ただ、面白かったのは、消滅世界の中では決して優生学的な世界観が描かれていたわけではなかった。これはとても不思議なこと。まあ、物語の設定上そうしたのだからって言われたらそれまでなのだけれど、必ず人工授精するとなったら、こうした良からぬアイデアを持ち出す人もいるはずなのに、本の中の世界では、みんなで子供を愛してみんなで育てよう、っていうかなり道徳的に受け入れやすい価値観が描かれていたのである。


3. 倫理観・人々の規範 (家族観・恋愛観・生殖倫理)


◆この人たちにとっての家族家庭とは何か?
 恋や恋愛、恋人とは何か?セックスとは何か?
 そしてこれらにはどんな役割があるのか、なんのためなのか。
 僕らの言うそれとちがうのはどこか。


このような疑問を僕に投げかけてきた、本の中のフレーズや読んでて印象に残ったところを一部(編集も込みで)抜き出す。
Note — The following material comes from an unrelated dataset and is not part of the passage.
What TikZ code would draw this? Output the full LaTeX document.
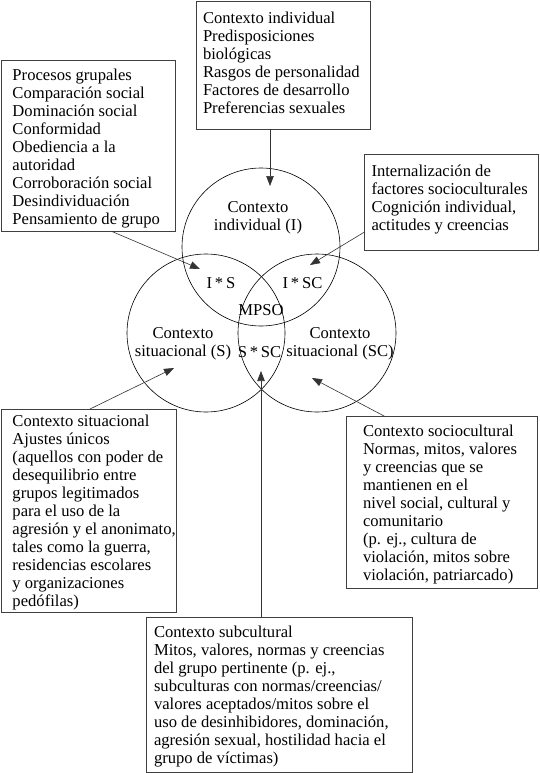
\documentclass[tikz,border=0pt]{standalone}
\usepackage{fontspec}
\setmainfont{Liberation Serif}
\usetikzlibrary{arrows.meta}
\begin{document}
\begin{tikzpicture}[x=1pt,y=-1pt,
  every node/.style={inner sep=0pt, outer sep=0pt, font=\fontsize{16.6}{18}\selectfont},
  frame/.style={draw=black!75, line width=0.8pt, anchor=north west},
  txt/.style={anchor=north west, align=left},
  ring/.style={circle, draw=black, line width=0.6pt, minimum size=158pt},
  lbl/.style={anchor=north, align=center},
  tag/.style={anchor=base},
  conn/.style={draw=black!80, line width=0.6pt, -{Triangle[length=10pt,width=7.5pt]}}
]
\useasboundingbox (0,0) rectangle (540,773);
\fill[white] (0,0) rectangle (540,773);

% circles
\node[ring] (cI) at (261,247) {};
\node[ring] (cS) at (206,333) {};
\node[ring] (cSC) at (317,333) {};

% circle labels
\node[lbl] (lI) at (258,199.9) {\strut Contexto\\ individual (I)};
\node[lbl] (lS) at (183,325.4) {\strut Contexto\\ situacional (S)};
\node[lbl] (lSC) at (340,325.4) {\strut Contexto\\ situacional (SC)};
\node[tag] (lIS) at (221,288) {I\,*\,S};
\node[tag] (lISC) at (302.5,288) {I\,*\,SC};
\node[tag] (lM) at (261,315) {MPSO};
\node[tag] (lSSC) at (259.5,357.5) {S\,*\,SC};

% boxes
\node[frame, minimum width=174pt, minimum height=128pt] (tbox) at (196,1) {};
\node[txt] (tboxt) at (203,10.7) {\strut Contexto individual\\ Predisposiciones\\ biológicas\\ Rasgos de personalidad\\ Factores de desarrollo\\ Preferencias sexuales};

\node[frame, minimum width=173.5pt, minimum height=171.5pt] (lbox) at (1.5,60) {};
\node[txt] (lboxt) at (12.5,67.4) {\strut Procesos grupales\\ Comparación social\\ Dominación social\\ Conformidad\\ Obediencia a la\\ autoridad\\ Corroboración social\\ Desindividuación\\ Pensamiento de grupo};

\node[frame, minimum width=173.5pt, minimum height=96pt] (rbox) at (364.5,154) {};
\node[txt] (rboxt) at (371.5,163.9) {\strut Internalización de\\ factores socioculturales\\ Cognición individual,\\ actitudes y creencias};

\node[frame, minimum width=175pt, minimum height=203pt] (sbox) at (1,409) {};
\node[txt] (sboxt) at (12.5,413.4) {\strut Contexto situacional\\ Ajustes únicos\\ (aquellos con poder de\\ desequilibrio entre\\ grupos legitimados\\ para el uso de la\\ agresión y el anonimato,\\ tales como la guerra,\\ residencias escolares\\ y organizaciones\\ pedófilas)};

\node[frame, minimum width=190.5pt, minimum height=171.5pt] (scbox) at (346.5,416.5) {};
\node[txt] (scboxt) at (363,423.4) {\strut Contexto sociocultural\\ Normas, mitos, valores\\ y creencias que se\\ mantienen en el\\ nivel social, cultural y\\ comunitario\\ (p. ej., cultura de\\ violación, mitos sobre\\ violación, patriarcado)};

\node[frame, minimum width=266pt, minimum height=155pt] (subbox) at (146,617) {};
\node[txt] (subboxt) at (154,624.4) {\strut Contexto subcultural\\ Mitos, valores, normas y creencias\\ del grupo pertinente (p. ej.,\\ subculturas con normas/creencias/\\ valores aceptados/mitos sobre el\\ uso de desinhibidores, dominación,\\ agresión sexual, hostilidad hacia el\\ grupo de víctimas)};

% arrow tips
\coordinate (tI) at (270,186);
\coordinate (tIS) at (200,269);
\coordinate (tISC) at (310,265);
\coordinate (tS) at (174,368);
\coordinate (tSC) at (312,378);
\coordinate (tSSC) at (261,371);

% connectors
\draw[conn] (tbox.south -| tI) -- (tI);
\draw[conn] ([xshift=110.5pt]lbox.south west) -- (tIS);
\draw[conn] ([yshift=-30pt]rbox.west) -- (tISC);
\draw[conn] ([xshift=89pt]sbox.north west) -- (tS);
\draw[conn] ([xshift=38.5pt]scbox.north west) -- (tSC);
\draw[conn] (subbox.north -| tSSC) -- (tSSC);
\end{tikzpicture}
\end{document}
・セックスは不衛生で消えて無くなるのか? (p.50)
・どうして同性結婚が認められないのだろう?(p.72)
・なんで夫婦間のセックスが近親相姦と呼ばれるようになった? そのパラダイムシフトの経緯は?
・家の中が清潔で、外が恋愛と性欲で汚れてる。そういう意味では原始に戻った?(p.94)
・本能とは。子供をつくりたいと思うこと?家族になりたいこと?(p.158)
・恋とセックスに意味が見出せなくなった時、人は限界を迎えるのか。合理化が究極に追求された世界(p.184)

これらを踏まえた上で、あなたは…どのような家族、恋を望みますか?

本の中の世界では、セックスがタブー視されている。不衛生で汚いもので、夫婦でやろうとしたら、近親相姦呼ばわりの始末。現代では、割と家の中でセックスとか生々しいことが行われる感じだけれど、本の中では性欲処理などは家の外で外で行われるようになっていって、汚い場所の逆転が起こっている。

というか、これだけ人工授精が民主化した世界では、本当に人はせっくすなんかを必要とするのだろうか。もはやなんのためにセックスしているのか、わかんなくなってくる。


まとめに


読後感。皆さんはどうだったでしょうか。
解説によると、女性は割とユートピア的なイメージで読後を迎え、男性は逆だという意見が多いそうだ。確かに、僕もちょっとディストピア的イメージで苦い読後感を覚えている。



村田さんは最後の方で、よりダイレクトに私たちの価値観に対して、疑問を投げかけてくる。

p.224 私は、この世界でも正常だった。
p.243 1000年後、私たちはどんな動物になっているのだろう
p.248 正常ほど不気味な発狂はない

技術の進歩が目覚ましい中で、私たちはもっと倫理や哲学・価値基準に対して思考を巡らせなければならない時が来ていると思う。そうでなければ、ここで描かれていた世界のように、はたから見たら「え、それまじやばいって」みたいな考え方が「普通」になってしまう。

これでは、ナチスドイツの大量虐殺(ホロコースト)がいつ繰り返されてもおかしくないような状態だ。技術の本質が進歩することであるならば、私達は、その迫り来る技術を前に目を背けるのではなく、しっかりと正面から向き合って、技術が変えてしまうパラダイムに適した価値基準を考え抜き、それを受け入れていく必要があるのだと思う。